Les frères, rue du Docteur Lecène, Paris, 1934 - © Robert Doisneau
Sguardi teneri, gesti gentili. Di persone, coppie, lavoratori e bambini. Soprattutto bambini, l'immagine più bella della felicità. Anche dove non te l'aspetti. Fra le strade polverose, le periferie abbandonate, i vicoli più anonimi che si animano e si trasformano in una festa. Gruppi che suonano i campanelli, altri che corrono con i pattini, che giocano a indiani e cowboy o che fanno acrobazie come nella foto che abbiamo scelto, di due fratelli che camminano sulle mani sotto lo sguardo curioso di altri ragazzini. Una foto perfetta. «La macchina fotografica - diceva Doisneau - inquadra i bambini dall'alto sfruttando il campo lungo, da un punto di vista al tempo stesso paterno, protettivo e complice. Questa esaltazione della famiglia tesse trame segrete e sacre tra i personaggi fotografati (…), una troupe di attori volontari che "si fanno gli occhi dolci" e gestiscono con cognizione di causa spazi e scenari costruiti su misura».
Bambini di strada.
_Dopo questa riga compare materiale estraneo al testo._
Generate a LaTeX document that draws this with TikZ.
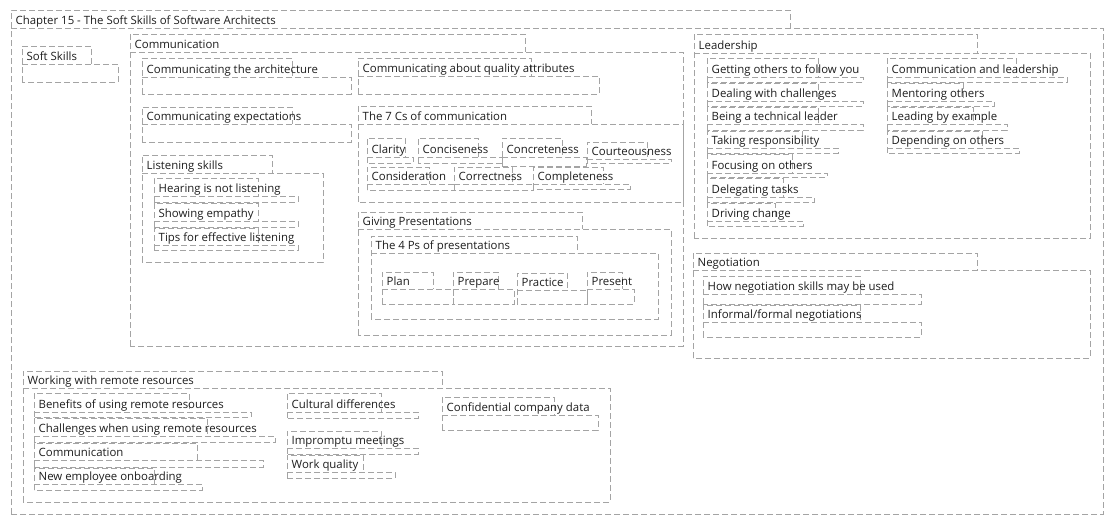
\documentclass[tikz,border=0pt]{standalone}
\usepackage{fontspec}
\setmainfont{Open Sans}
\definecolor{mmgray}{HTML}{A4A4A4}
\definecolor{mmink}{HTML}{1E1E1E}
\tikzset{
  mmline/.style={draw=mmgray, line width=0.9pt, dash pattern=on 6pt off 3pt},
  mmtext/.style={anchor=base west, inner sep=0pt, text=mmink, font=\fontsize{11.4}{13}\selectfont},
}
% #1 name, #2 left, #3 top, #4 tab right, #5 tab bottom, #6 body right, #7 bottom, #8 text
\newcommand\mmbox[8]{%
  \draw[mmline] (#2,#7) -- (#2,#3) -- (#4,#3) -- (#4,#5);
  \draw[mmline] (#2,#5) -- (#6,#5) -- (#6,#7) -- (#2,#7);
  \node[mmtext] (#1) at (#2+4.5,#5-4) {#8};
}
\begin{document}
\begin{tikzpicture}[x=1pt,y=-1pt]
\useasboundingbox (0,0) rectangle (1113,525);
\fill[white] (0,0) rectangle (1113,525);
% outer
\mmbox{chap}{11}{10}{790}{28}{1103}{514}{Chapter 15 - The Soft Skills of Software Architects}
\mmbox{soft}{22}{46}{91}{64}{118}{82}{Soft Skills}
% communication
\mmbox{comm}{130}{34}{525}{52}{683}{346}{Communication}
\mmbox{carch}{142}{58}{292}{77}{351}{94}{Communicating the architecture}
\mmbox{cexp}{142}{107}{292}{124}{351}{142}{Communicating expectations}
\mmbox{listen}{142}{155}{272}{173}{323}{262}{Listening skills}
\mmbox{hear}{154}{178}{258}{196}{298}{202}{Hearing is not listening}
\mmbox{empathy}{154}{203}{258}{221}{298}{227}{Showing empathy}
\mmbox{tips}{154}{228}{258}{245}{298}{250}{Tips for effective listening}
\mmbox{cqual}{358}{58}{531}{76}{599}{94}{Communicating about quality attributes}
\mmbox{sevenc}{358}{106}{591}{124}{683}{202}{The 7 Cs of communication}
\mmbox{clarity}{367}{138}{405}{157}{413}{163}{Clarity}
\mmbox{concise}{418}{138}{478}{157}{502}{163}{Conciseness}
\mmbox{concrete}{502}{138}{562}{157}{586}{166}{Concreteness}
\mmbox{courteous}{587}{142}{647}{159}{671}{163}{Courteousness}
\mmbox{consider}{367}{167}{429}{184}{454}{190}{Consideration}
\mmbox{correct}{454}{167}{512}{184}{533}{190}{Correctness}
\mmbox{complete}{533}{167}{603}{184}{630}{189}{Completeness}
\mmbox{giving}{358}{212}{582}{229}{671}{335}{Giving Presentations}
\mmbox{fourps}{371}{236}{577}{253}{658}{319}{The 4 Ps of presentations}
\mmbox{plan}{382}{272}{433}{289}{453}{304}{Plan}
\mmbox{prepare}{453}{272}{498}{289}{514}{304}{Prepare}
\mmbox{practice}{517}{273}{567}{290}{587}{304}{Practice}
\mmbox{present}{587}{272}{622}{289}{634}{304}{Present}
% leadership
\mmbox{lead}{694}{34}{977}{53}{1090}{238}{Leadership}
\mmbox{follow}{707}{58}{818}{77}{863}{82}{Getting others to follow you}
\mmbox{dealing}{707}{83}{818}{101}{863}{106}{Dealing with challenges}
\mmbox{techlead}{707}{107}{818}{124}{863}{130}{Being a technical leader}
\mmbox{resp}{707}{131}{802}{148}{838}{153}{Taking responsibility}
\mmbox{focus}{707}{154}{792}{173}{827}{177}{Focusing on others}
\mmbox{delegate}{707}{178}{783}{197}{814}{202}{Delegating tasks}
\mmbox{change}{707}{203}{775}{221}{803}{226}{Driving change}
\mmbox{commlead}{887}{58}{1016}{77}{1067}{82}{Communication and leadership}
\mmbox{mentor}{887}{83}{963}{101}{994}{106}{Mentoring others}
\mmbox{example}{887}{107}{973}{124}{1007}{130}{Leading by example}
\mmbox{depend}{887}{131}{982}{148}{1019}{153}{Depending on others}
% negotiation
\mmbox{nego}{693}{253}{977}{270}{1090}{358}{Negotiation}
\mmbox{negused}{703}{276}{860}{294}{921}{304}{How negotiation skills may be used}
\mmbox{informal}{703}{305}{860}{322}{921}{337}{Informal/formal negotiations}
% remote
\mmbox{remote}{23}{371}{442}{388}{610}{502}{Working with remote resources}
\mmbox{benefits}{34}{393}{189}{412}{251}{417}{Benefits of using remote resources}
\mmbox{rchall}{34}{418}{207}{436}{275}{442}{Challenges when using remote resources}
\mmbox{rcomm}{34}{443}{197}{460}{263}{467}{Communication}
\mmbox{onboard}{34}{468}{154}{484}{202}{490}{New employee onboarding}
\mmbox{cultural}{287}{393}{381}{412}{418}{418}{Cultural differences}
\mmbox{impromptu}{287}{431}{381}{448}{418}{454}{Impromptu meetings}
\mmbox{workq}{287}{455}{363}{472}{395}{478}{Work quality}
\mmbox{confid}{442}{397}{554}{415}{598}{430}{Confidential company data}
\end{tikzpicture}
\end{document}
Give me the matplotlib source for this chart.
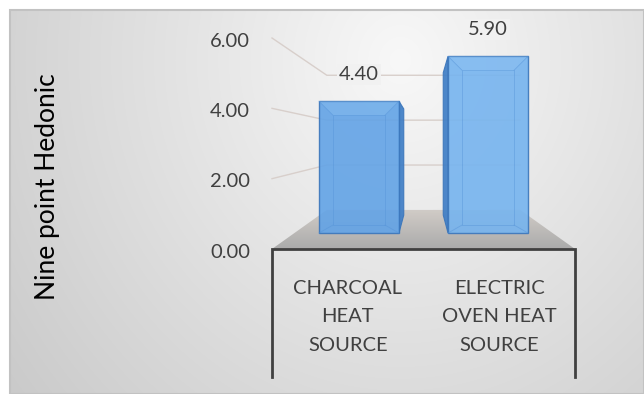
import numpy as np
import matplotlib
matplotlib.use("Agg")
import matplotlib.pyplot as plt
from matplotlib.patches import Polygon, Rectangle

# ---- data ----
categories = ["CHARCOAL\nHEAT\nSOURCE", "ELECTRIC\nOVEN HEAT\nSOURCE"]
scores = [4.40, 5.90]
value_labels = ["4.40", "5.90"]
y_ticks = [0, 2, 4, 6]
y_tick_labels = ["0.00", "2.00", "4.00", "6.00"]
y_title = "Nine point Hedonic"

FONT = "Lato"
W, H = 644, 394
fig = plt.figure(figsize=(W / 100, H / 100), dpi=100)
fig.patch.set_facecolor("white")
ax = fig.add_axes([0, 0, 1, 1])
ax.set_xlim(0, W)
ax.set_ylim(H, 0)
ax.axis("off")

# ---- perspective projection of the 3-D plot box (pixel space) ----
n = len(categories)
FRONT_LEFT, FRONT_RIGHT = 272.0, 575.0
FLOOR_Y = 249.0
VMAX = max(y_ticks)
UNIT = (FLOOR_Y - 38.0) / VMAX
VX, VY = 423.5, 141.0
K = 0.567


def proj(c, v, d):
    """category units, value units, depth 0 (front) .. 1 (back) -> pixels"""
    xf = FRONT_LEFT + c * (FRONT_RIGHT - FRONT_LEFT) / n
    yf = FLOOR_Y - v * UNIT
    s = 1.0 / (1.0 + K * d)
    return VX + (xf - VX) * s, VY + (yf - VY) * s


# ---- chart-area background: soft radial gradient ----
x0, y0 = 10, 10
gx, gy = np.meshgrid(np.arange(x0, W), np.arange(y0, H))
r = np.sqrt(((gx - 400) / 300.0) ** 2 + ((gy - 60) / 330.0) ** 2)
g = np.clip(248 - 28 * r, 195, 250) / 255.0
bg = np.dstack([g, g, g])
ax.imshow(bg, extent=(x0, W, H, y0), zorder=0, interpolation="bilinear")
ax.add_patch(Rectangle((x0, y0), W - x0, H - y0, fill=False,
                       edgecolor="#c2c2c2", lw=1.5, zorder=1))

# ---- floor ----
floor_pts = [proj(0, 0, 0), proj(n, 0, 0), proj(n, 0, 1), proj(0, 0, 1)]
floor = Polygon(floor_pts, closed=True, facecolor="none", edgecolor="none")
ax.add_patch(floor)
fy_back = floor_pts[2][1]
fg = np.linspace(0, 1, 64)[:, None]
c_back = np.array([0.82, 0.80, 0.78])
c_front = np.array([0.67, 0.67, 0.67])
floor_img = (c_back[None, None, :] * (1 - fg[..., None]) +
             c_front[None, None, :] * fg[..., None]) * np.ones((1, 8, 1))
im = ax.imshow(floor_img, extent=(FRONT_LEFT, FRONT_RIGHT, FLOOR_Y, fy_back),
               zorder=2, interpolation="bilinear", aspect="auto")
im.set_clip_path(floor)

# ---- gridlines on side and back walls ----
for v in y_ticks[1:]:
    p0, p1, p2 = proj(0, v, 0), proj(0, v, 1), proj(n, v, 1)
    ax.plot([p0[0], p1[0], p2[0]], [p0[1], p1[1], p2[1]],
            color="#d8cfcb", lw=1.0, zorder=3, solid_joinstyle="round")

# ---- value-axis tick labels ----
for v, lab in zip(y_ticks, y_tick_labels):
    px, py = proj(0, v, 0)
    ax.text(px - 22, py + 3, lab, ha="right", va="center",
            fontsize=14.5, color="#404040", family=FONT, zorder=5)

ax.text(48, 187, y_title, rotation=90, ha="center", va="center",
        fontsize=19, color="black", family=FONT, zorder=5)

# ---- bars ----
HALF_W = 0.31
D1, D2 = 0.306, 0.807
face_colors = ["#62a3e6", "#76b4ef"]
side_color = "#3f7ec6"
edge_color = "#3b76bb"
BEVEL = 14

for i, (val, lab) in enumerate(zip(scores, value_labels)):
    cl, cr = i + 0.5 - HALF_W, i + 0.5 + HALF_W
    bl, br = proj(cl, 0, D1), proj(cr, 0, D1)
    tl, tr = proj(cl, val, D1), proj(cr, val, D1)
    # visible side face (toward the vanishing point)
    if tr[0] < VX:
        side = [br, tr, proj(cr, val, D2), proj(cr, 0, D2)]
    else:
        side = [bl, tl, proj(cl, val, D2), proj(cl, 0, D2)]
    ax.add_patch(Polygon(side, closed=True, facecolor=side_color,
                         edgecolor=edge_color, lw=0.8, alpha=0.92, zorder=6))
    front = [bl, br, tr, tl]
    ax.add_patch(Polygon(front, closed=True, facecolor=face_colors[i],
                         edgecolor=edge_color, lw=1.0, alpha=0.9, zorder=7))
    # bevel: inner frame with corner diagonals
    il, ir = tl[0] + BEVEL, tr[0] - BEVEL
    it, ib = tl[1] + BEVEL, bl[1] - 8
    ax.add_patch(Polygon([(il, it), (ir, it), (ir, ib), (il, ib)], closed=True,
                         facecolor="none", edgecolor="#5593d8", lw=0.6,
                         alpha=0.5, zorder=8))
    ax.add_patch(Polygon([tl, tr, (ir, it), (il, it)], closed=True,
                         facecolor="#94c6f3", edgecolor="none", alpha=0.3,
                         zorder=8))
    for (ox, oy), (ix, iy) in [(tl, (il, it)), (tr, (ir, it)),
                               (bl, (il, ib)), (br, (ir, ib))]:
        ax.plot([ox, ix], [oy, iy], color="#5593d8", lw=0.6, alpha=0.5,
                zorder=8)
    # value label above the bar
    cx, cy = proj(i + 0.5, val, D1)
    ax.annotate(lab, (cx, cy), xytext=(0, 19), textcoords="offset points",
                ha="center", va="center", fontsize=14.5, color="#404040",
                family=FONT, zorder=9,
                bbox=dict(boxstyle="square,pad=0.1", facecolor="#f1f1f1",
                          edgecolor="none"))

# ---- category axis box and labels ----
BOX_BOTTOM = 377
fl, fr = proj(0, 0, 0), proj(n, 0, 0)
ax.plot([fl[0], fl[0], fr[0], fr[0]], [BOX_BOTTOM, fl[1], fr[1], BOX_BOTTOM],
        color="#404040", lw=2.0, zorder=9, solid_joinstyle="miter")
for i, cat in enumerate(categories):
    cx, cy = proj(i + 0.5, 0, 0)
    ax.text(cx, cy + 68, cat, ha="center", va="center", multialignment="center",
            fontsize=14.5, color="#404040", family=FONT, linespacing=1.85,
            zorder=9)

fig.savefig("out.png", dpi=100, facecolor=fig.get_facecolor())
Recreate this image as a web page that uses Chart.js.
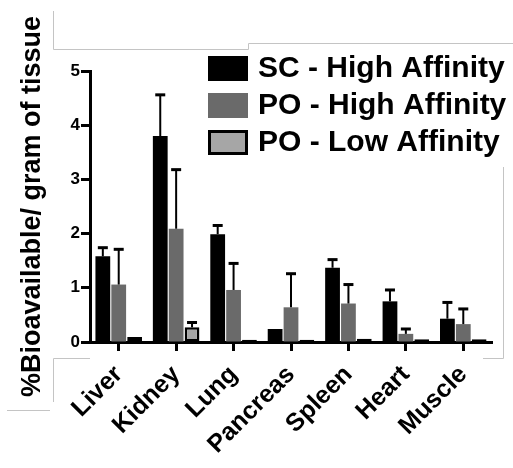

Ma anche fra i banchi. Come quelli del servizio sull'Informatiuon scolaire, nel 1956. Alunni con lo sguardo perso in chissà quali elaborazioni mentali, altri che discutono o giocano in ultima fila. Sì, «all'ultimo banco era tutta un'altra storia - come riporta Robert Doisneau. La Loire, edizioni Baluze, 20221 -: c'era la barricata di resistenza pedagogica, una specie di diffidenza paesana sulla quale rimbalzavano tutte queste informazioni impossibili da controllare. (…) Le uniche a oltrepassare la linea di difesa erano le nozioni piacevoli che andavano ad alimentare la nostra immaginazione».
Che si tratti di fotografie realizzate su commissione o frutto del suo girovagare liberamente per Parigi, c'è uno stile definito, impregnato di una particolare forma mentis, che traspare anche negli scritti e nelle didascalie delle foto; uno stile che mescola fascino e fantasia. Quello di Doisneau è un raccontare leggero, ironico, che strizza l'occhio con simpatia alla gente. «Mi piacciono - continua - le persone per le loro debolezze e difetti. Mi trovo bene con la gente comune. Parliamo. Iniziamo a parlare del tempo e a poco a poco arriviamo alle cose importanti. Quando le fotografo non è come se fossi lì ad esaminarle con una lente di ingrandimento, come un osservatore freddo e scientifico. È una cosa molto fraterna, ed è bellissimo far luce su quelle persone che non sono mai sotto i riflettori». Chapeau, caro Doisneau.